■ Work to be completed
Return the material word for word. Do not include the pictures.

■ Data excerpt
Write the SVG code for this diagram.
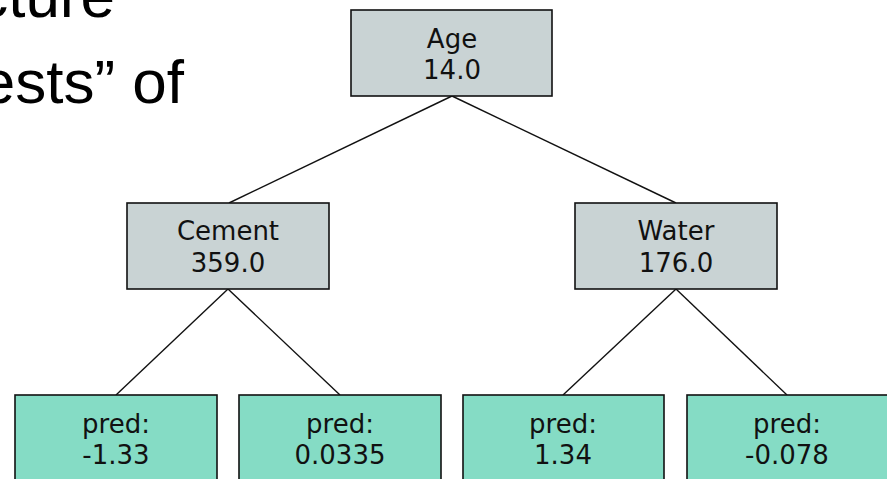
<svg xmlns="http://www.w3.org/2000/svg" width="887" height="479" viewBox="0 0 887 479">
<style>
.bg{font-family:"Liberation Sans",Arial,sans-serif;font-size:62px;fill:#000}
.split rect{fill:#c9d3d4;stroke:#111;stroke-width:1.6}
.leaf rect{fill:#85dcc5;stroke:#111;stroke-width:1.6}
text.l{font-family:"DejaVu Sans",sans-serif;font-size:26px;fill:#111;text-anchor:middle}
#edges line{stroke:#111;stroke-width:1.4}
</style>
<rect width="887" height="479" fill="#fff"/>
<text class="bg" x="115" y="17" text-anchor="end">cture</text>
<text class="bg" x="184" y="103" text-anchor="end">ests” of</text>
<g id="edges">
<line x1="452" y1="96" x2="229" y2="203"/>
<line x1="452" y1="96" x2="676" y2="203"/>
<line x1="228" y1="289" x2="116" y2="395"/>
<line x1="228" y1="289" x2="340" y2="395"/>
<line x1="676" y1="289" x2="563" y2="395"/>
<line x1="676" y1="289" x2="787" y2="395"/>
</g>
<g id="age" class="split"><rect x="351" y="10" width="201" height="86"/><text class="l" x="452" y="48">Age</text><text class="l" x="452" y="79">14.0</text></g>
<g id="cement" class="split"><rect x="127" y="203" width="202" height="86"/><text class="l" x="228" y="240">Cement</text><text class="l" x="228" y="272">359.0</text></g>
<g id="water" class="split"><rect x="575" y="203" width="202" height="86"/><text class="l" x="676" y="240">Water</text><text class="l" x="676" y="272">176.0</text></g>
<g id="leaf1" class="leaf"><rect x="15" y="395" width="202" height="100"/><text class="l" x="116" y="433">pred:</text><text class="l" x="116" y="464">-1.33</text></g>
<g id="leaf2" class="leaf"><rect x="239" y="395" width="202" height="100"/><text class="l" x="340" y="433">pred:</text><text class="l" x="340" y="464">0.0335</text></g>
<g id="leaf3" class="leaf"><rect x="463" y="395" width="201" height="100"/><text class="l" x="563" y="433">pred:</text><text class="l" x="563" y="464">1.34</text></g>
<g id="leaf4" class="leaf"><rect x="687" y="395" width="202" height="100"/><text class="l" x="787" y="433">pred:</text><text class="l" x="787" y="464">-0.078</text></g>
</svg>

■ Response for this exercise
Write the SVG code for this diagram.
<svg xmlns="http://www.w3.org/2000/svg" width="887" height="479" viewBox="0 0 887 479">
<style>
.bg{font-family:"Liberation Sans",Arial,sans-serif;font-size:62px;fill:#000}
.split rect{fill:#c9d3d4;stroke:#111;stroke-width:1.6}
.leaf rect{fill:#85dcc5;stroke:#111;stroke-width:1.6}
text.l{font-family:"DejaVu Sans",sans-serif;font-size:26px;fill:#111;text-anchor:middle}
#edges line{stroke:#111;stroke-width:1.4}
</style>
<rect width="887" height="479" fill="#fff"/>
<text class="bg" x="115" y="17" text-anchor="end">cture</text>
<text class="bg" x="184" y="103" text-anchor="end">ests” of</text>
<g id="edges">
<line x1="452" y1="96" x2="229" y2="203"/>
<line x1="452" y1="96" x2="676" y2="203"/>
<line x1="228" y1="289" x2="116" y2="395"/>
<line x1="228" y1="289" x2="340" y2="395"/>
<line x1="676" y1="289" x2="563" y2="395"/>
<line x1="676" y1="289" x2="787" y2="395"/>
</g>
<g id="age" class="split"><rect x="351" y="10" width="201" height="86"/><text class="l" x="452" y="48">Age</text><text class="l" x="452" y="79">14.0</text></g>
<g id="cement" class="split"><rect x="127" y="203" width="202" height="86"/><text class="l" x="228" y="240">Cement</text><text class="l" x="228" y="272">359.0</text></g>
<g id="water" class="split"><rect x="575" y="203" width="202" height="86"/><text class="l" x="676" y="240">Water</text><text class="l" x="676" y="272">176.0</text></g>
<g id="leaf1" class="leaf"><rect x="15" y="395" width="202" height="100"/><text class="l" x="116" y="433">pred:</text><text class="l" x="116" y="464">-1.33</text></g>
<g id="leaf2" class="leaf"><rect x="239" y="395" width="202" height="100"/><text class="l" x="340" y="433">pred:</text><text class="l" x="340" y="464">0.0335</text></g>
<g id="leaf3" class="leaf"><rect x="463" y="395" width="201" height="100"/><text class="l" x="563" y="433">pred:</text><text class="l" x="563" y="464">1.34</text></g>
<g id="leaf4" class="leaf"><rect x="687" y="395" width="202" height="100"/><text class="l" x="787" y="433">pred:</text><text class="l" x="787" y="464">-0.078</text></g>
</svg>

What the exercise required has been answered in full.